# Start of Material for this task
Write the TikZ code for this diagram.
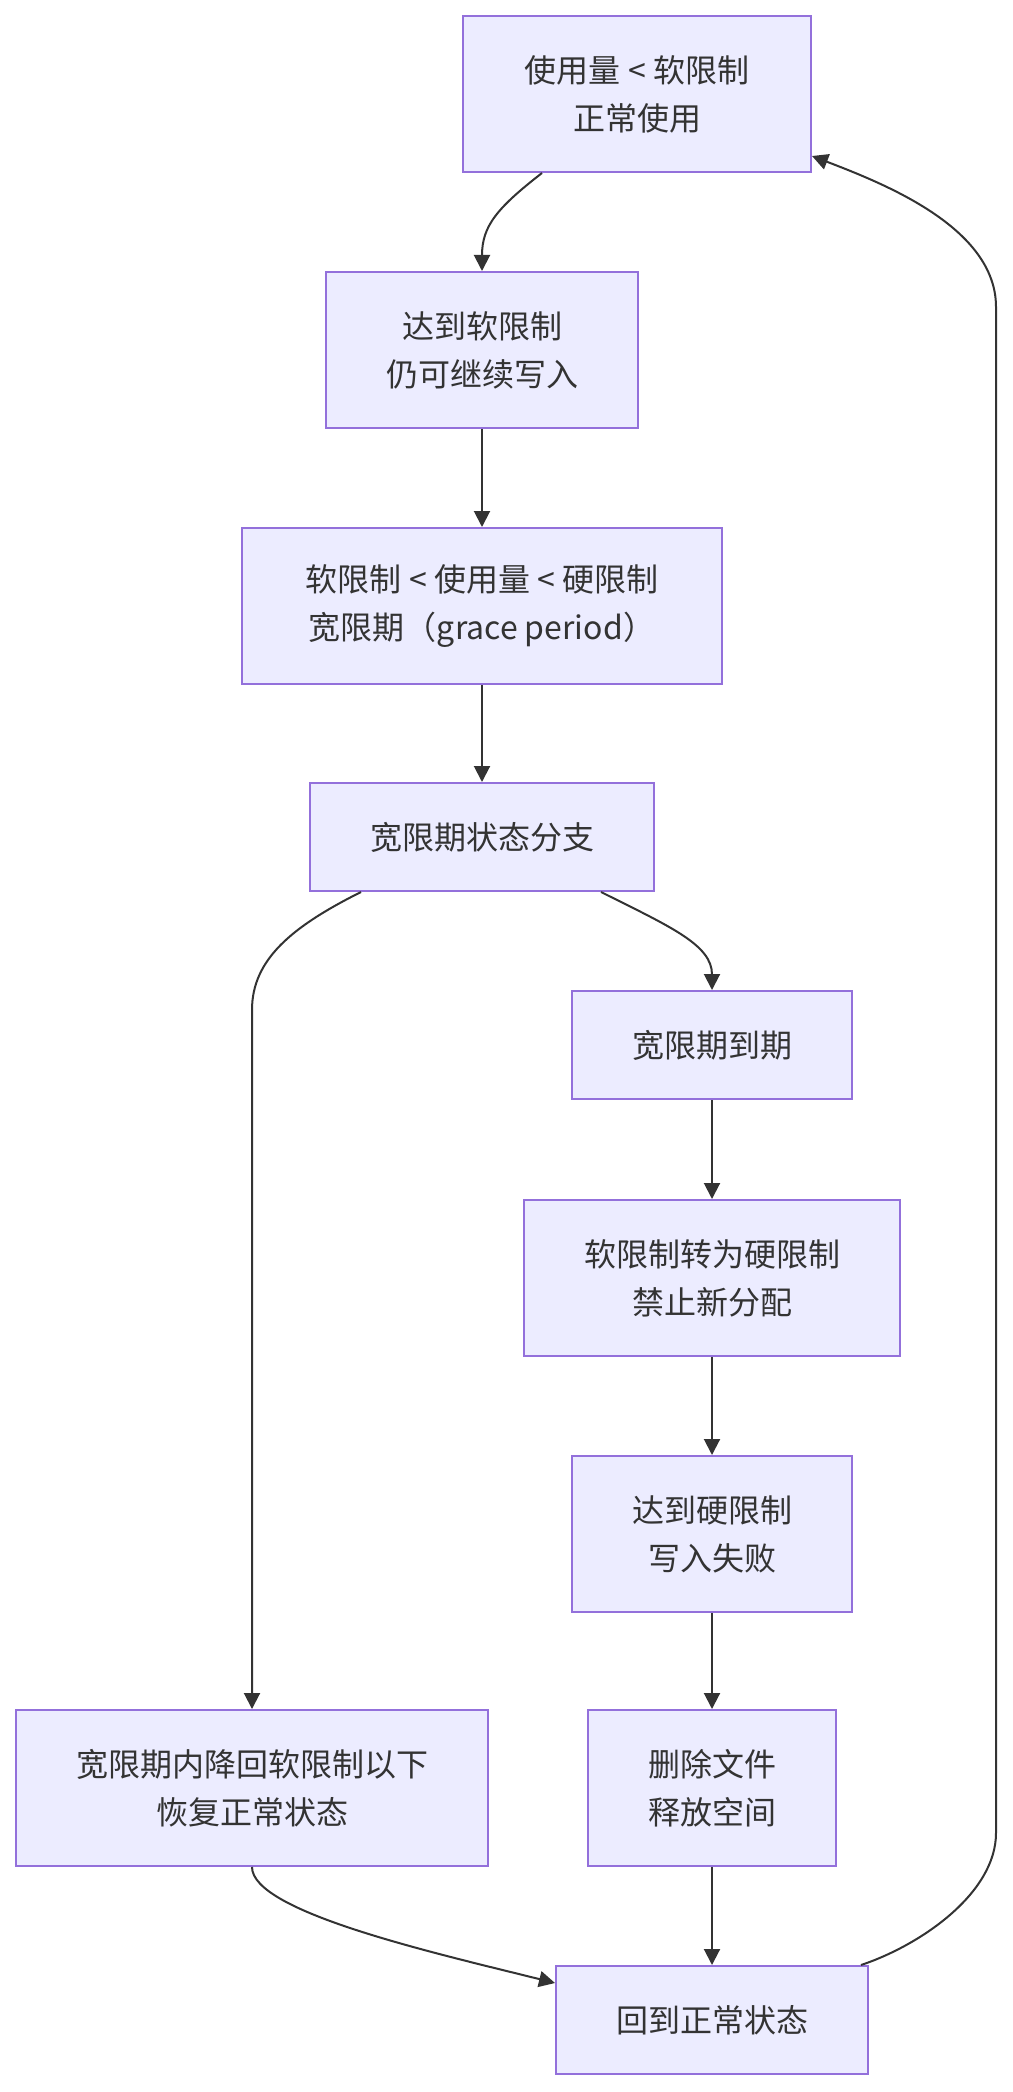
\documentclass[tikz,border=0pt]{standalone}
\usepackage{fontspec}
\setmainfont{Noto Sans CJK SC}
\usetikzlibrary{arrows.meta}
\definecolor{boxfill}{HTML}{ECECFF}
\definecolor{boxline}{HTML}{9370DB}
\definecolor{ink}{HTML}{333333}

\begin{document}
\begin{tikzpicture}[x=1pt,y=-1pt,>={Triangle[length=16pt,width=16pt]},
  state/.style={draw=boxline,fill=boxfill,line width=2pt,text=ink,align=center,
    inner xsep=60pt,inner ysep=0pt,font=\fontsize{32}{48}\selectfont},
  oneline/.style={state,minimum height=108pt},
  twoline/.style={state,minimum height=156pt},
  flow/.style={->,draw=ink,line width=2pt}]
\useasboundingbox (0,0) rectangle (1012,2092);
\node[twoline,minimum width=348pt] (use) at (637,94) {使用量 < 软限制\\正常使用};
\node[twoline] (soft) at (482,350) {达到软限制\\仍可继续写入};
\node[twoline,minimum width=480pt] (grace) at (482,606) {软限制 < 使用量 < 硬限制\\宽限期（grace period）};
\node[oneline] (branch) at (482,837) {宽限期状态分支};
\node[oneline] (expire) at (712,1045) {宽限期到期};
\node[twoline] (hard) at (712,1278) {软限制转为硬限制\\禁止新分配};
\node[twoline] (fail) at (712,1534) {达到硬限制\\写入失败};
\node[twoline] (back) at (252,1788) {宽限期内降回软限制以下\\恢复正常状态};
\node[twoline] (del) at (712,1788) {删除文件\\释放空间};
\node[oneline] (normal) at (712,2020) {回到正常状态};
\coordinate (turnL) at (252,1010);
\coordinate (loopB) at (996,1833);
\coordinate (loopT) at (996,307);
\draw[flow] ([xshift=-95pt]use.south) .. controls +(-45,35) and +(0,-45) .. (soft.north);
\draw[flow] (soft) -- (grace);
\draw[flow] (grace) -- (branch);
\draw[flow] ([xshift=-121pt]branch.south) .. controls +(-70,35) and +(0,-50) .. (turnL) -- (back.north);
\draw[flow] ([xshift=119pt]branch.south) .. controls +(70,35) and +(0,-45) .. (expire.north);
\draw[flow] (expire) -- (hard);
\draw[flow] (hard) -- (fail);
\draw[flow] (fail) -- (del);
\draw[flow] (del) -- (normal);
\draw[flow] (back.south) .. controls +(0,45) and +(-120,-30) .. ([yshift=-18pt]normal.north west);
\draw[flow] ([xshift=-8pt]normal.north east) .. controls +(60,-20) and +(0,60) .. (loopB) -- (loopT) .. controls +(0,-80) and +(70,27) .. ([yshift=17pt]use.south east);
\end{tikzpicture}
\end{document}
# End of Material for this task
# Start of Material for this task
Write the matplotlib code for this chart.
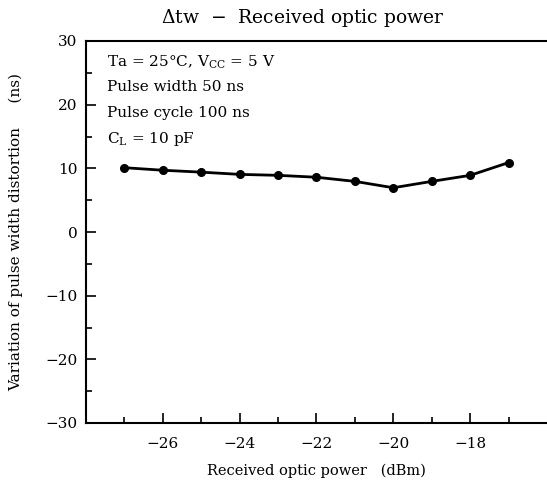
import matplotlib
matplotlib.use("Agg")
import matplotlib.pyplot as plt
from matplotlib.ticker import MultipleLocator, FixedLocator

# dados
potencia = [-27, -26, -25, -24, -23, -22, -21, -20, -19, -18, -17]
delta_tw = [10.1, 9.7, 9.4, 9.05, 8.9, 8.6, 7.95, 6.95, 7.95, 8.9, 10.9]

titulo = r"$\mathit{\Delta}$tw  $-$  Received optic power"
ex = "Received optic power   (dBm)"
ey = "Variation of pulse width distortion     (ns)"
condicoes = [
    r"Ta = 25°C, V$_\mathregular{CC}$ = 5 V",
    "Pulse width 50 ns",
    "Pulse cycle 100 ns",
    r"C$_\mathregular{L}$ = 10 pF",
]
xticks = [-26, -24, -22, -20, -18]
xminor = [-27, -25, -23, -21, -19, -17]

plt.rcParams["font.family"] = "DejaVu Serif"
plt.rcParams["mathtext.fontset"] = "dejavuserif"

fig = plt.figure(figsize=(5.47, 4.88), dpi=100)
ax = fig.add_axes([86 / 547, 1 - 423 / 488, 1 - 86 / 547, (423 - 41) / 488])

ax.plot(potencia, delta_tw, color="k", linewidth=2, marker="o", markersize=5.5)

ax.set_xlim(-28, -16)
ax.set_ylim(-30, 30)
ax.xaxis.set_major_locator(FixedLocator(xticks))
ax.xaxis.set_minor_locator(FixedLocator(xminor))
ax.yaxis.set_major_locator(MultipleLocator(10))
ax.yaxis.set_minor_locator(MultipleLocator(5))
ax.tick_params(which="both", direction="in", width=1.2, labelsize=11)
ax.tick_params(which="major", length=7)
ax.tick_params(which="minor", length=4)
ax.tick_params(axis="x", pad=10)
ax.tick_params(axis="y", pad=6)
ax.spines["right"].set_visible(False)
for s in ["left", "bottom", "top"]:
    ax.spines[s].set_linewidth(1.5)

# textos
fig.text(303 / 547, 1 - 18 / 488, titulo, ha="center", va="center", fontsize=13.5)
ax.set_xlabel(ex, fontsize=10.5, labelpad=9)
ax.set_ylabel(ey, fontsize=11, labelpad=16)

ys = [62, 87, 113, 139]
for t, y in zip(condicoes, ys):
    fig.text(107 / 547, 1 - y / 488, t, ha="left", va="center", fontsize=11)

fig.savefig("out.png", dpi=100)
# End of Material for this task
# Start of Material for this task
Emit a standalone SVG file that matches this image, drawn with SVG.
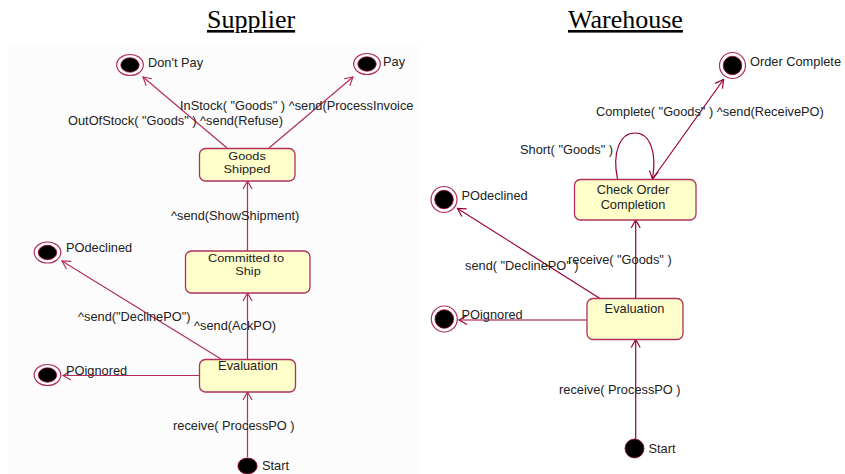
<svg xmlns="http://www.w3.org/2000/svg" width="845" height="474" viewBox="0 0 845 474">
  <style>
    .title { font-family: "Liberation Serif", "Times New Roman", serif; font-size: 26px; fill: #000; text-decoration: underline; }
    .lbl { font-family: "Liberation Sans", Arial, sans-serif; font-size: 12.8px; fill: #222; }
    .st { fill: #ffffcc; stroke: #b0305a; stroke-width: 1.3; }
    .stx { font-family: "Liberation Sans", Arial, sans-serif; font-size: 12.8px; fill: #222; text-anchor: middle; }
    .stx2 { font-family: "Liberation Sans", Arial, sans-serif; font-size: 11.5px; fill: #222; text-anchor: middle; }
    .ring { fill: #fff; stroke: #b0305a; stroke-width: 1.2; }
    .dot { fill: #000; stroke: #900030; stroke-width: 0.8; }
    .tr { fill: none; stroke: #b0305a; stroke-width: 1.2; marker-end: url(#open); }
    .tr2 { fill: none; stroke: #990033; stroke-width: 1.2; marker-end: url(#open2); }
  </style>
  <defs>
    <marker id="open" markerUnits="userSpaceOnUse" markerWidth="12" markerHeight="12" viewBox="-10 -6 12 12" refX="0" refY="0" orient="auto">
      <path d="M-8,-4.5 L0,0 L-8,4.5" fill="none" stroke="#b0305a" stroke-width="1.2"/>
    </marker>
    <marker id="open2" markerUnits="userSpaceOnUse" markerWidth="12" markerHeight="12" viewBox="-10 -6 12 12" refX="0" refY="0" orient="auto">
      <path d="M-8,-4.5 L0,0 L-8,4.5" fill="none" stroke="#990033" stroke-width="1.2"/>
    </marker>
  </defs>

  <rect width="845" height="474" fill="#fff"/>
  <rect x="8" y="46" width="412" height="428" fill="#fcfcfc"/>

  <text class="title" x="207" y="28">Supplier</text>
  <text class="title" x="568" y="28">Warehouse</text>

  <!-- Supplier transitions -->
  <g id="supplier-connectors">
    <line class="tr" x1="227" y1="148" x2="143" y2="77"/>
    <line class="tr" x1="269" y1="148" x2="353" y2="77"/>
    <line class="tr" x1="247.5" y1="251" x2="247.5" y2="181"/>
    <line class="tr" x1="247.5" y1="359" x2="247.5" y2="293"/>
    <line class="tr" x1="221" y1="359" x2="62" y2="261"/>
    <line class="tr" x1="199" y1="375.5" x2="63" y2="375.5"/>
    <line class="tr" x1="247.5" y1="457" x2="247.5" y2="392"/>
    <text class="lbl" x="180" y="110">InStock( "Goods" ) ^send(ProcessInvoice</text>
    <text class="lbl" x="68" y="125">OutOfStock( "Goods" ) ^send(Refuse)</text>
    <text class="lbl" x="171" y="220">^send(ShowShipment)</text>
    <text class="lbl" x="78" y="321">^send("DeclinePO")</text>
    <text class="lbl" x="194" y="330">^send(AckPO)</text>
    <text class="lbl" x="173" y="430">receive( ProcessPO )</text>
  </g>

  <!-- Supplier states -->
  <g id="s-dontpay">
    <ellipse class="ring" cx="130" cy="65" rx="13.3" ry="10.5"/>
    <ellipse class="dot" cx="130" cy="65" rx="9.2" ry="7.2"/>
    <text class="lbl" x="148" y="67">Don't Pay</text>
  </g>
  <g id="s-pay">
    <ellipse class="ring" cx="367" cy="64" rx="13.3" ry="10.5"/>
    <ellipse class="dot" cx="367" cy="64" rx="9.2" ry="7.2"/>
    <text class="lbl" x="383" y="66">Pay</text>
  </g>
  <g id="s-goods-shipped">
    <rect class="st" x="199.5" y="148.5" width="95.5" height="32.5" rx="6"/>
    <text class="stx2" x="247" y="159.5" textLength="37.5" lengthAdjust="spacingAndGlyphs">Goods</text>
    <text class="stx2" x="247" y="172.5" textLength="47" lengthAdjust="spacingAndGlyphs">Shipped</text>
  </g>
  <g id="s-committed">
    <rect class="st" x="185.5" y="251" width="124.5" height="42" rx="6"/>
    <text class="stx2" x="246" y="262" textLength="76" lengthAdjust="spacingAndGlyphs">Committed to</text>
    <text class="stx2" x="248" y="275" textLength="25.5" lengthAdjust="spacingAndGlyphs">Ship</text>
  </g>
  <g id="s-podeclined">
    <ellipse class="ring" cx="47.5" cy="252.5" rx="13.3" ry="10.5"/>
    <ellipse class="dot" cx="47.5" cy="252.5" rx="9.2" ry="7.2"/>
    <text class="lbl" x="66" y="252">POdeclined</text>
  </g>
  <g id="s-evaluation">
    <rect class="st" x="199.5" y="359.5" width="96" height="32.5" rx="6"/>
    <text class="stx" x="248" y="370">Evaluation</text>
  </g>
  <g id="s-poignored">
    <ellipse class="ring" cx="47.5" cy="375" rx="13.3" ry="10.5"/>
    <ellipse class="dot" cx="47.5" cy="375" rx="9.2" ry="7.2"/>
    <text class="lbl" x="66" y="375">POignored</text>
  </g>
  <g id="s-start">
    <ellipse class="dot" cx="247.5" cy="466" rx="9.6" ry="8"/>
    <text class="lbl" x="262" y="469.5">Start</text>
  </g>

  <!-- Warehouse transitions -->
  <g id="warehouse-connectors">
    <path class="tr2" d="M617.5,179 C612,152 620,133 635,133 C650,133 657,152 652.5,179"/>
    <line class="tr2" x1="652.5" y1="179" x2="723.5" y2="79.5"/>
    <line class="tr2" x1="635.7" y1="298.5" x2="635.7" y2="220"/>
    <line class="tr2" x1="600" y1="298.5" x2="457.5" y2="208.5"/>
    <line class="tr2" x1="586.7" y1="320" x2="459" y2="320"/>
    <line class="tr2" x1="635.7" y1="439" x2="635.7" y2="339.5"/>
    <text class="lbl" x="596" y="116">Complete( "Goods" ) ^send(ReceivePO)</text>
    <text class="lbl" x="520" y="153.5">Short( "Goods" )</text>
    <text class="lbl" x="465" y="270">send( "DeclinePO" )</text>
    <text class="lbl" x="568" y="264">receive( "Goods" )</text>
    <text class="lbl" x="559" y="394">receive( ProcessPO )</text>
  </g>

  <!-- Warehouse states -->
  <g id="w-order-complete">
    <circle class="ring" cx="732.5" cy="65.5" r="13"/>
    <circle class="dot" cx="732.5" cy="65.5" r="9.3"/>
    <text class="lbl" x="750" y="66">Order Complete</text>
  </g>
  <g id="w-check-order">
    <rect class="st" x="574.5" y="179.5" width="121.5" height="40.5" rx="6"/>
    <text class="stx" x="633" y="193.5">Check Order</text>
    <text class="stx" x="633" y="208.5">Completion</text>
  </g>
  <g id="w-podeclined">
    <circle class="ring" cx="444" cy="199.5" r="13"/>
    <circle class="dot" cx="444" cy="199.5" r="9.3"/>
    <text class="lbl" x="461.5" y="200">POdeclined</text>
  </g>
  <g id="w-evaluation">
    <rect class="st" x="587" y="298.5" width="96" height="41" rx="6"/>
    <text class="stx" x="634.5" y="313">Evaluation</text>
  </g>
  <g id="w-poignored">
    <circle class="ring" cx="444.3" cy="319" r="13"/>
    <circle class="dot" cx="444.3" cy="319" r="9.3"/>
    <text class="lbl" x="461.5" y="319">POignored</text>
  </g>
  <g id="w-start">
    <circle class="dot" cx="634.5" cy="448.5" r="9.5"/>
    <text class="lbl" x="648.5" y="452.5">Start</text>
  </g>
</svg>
# End of Material for this task
> **Description of the task**
Between the line with "Write the matplotlib code for this chart." and the line with "7.95, 8.9, 10.9]", ends included, lies the span to copy exactly; copy nothing else and leave out the pictures.

> **Complete response**
Write the matplotlib code for this chart.
import matplotlib
matplotlib.use("Agg")
import matplotlib.pyplot as plt
from matplotlib.ticker import MultipleLocator, FixedLocator

# dados
potencia = [-27, -26, -25, -24, -23, -22, -21, -20, -19, -18, -17]
delta_tw = [10.1, 9.7, 9.4, 9.05, 8.9, 8.6, 7.95, 6.95, 7.95, 8.9, 10.9]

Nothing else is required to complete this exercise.